# Trouble with hydraulics



## jill_negrete (Mar 31, 2015)

I have a ford jubilee and have had trouble with the hydraulics for 3 years - many tractor mechanics. It works fine for about 10 minutes then the hydraulics won't lift. We have rebuilt the hydraulics, new lines, different weight fluids, UGH!


----------



## jhngardner367 (Apr 5, 2011)

Have you checked the pick up tube , to see if the screen is plugging up?


----------



## Hoodoo Valley (Nov 14, 2006)

Welcome to the forum Jill! I echo what John says and suggest looking for air leaks in the pick up line as well.


----------



## jill_negrete (Mar 31, 2015)

*pick up lines*

I found a good diagram on pick up lines, I will try and figure it out. I have decided I must just learn the repair myself.
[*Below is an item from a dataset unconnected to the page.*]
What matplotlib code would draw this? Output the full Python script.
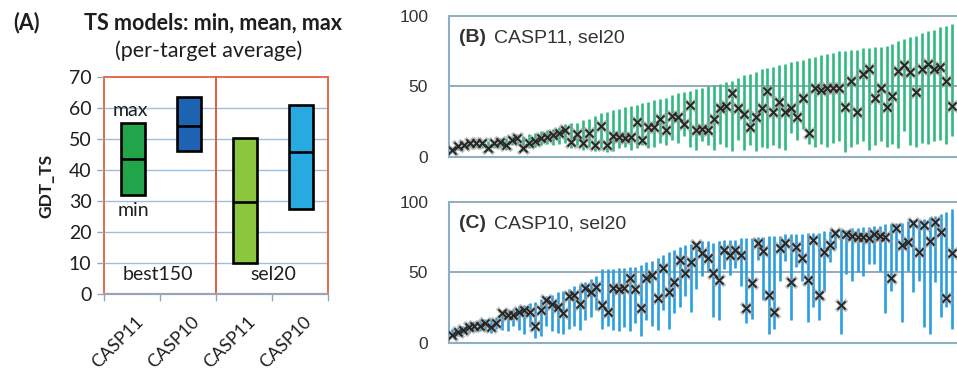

Mechanics have had it 5 different times -odd because it works about 10 min then starts to shake and arms drop and won't lift. I just keep thinking it is really not anything big. Thanks again Jill


----------



## Fedup (Feb 25, 2014)

Just a guess here, but I'm thinking you may still have the old vane style hydraulic pump, and that's where the problem is. Not much you can do with that pump any more, other than toss it in the weeds, and replace it with a piston pump.


----------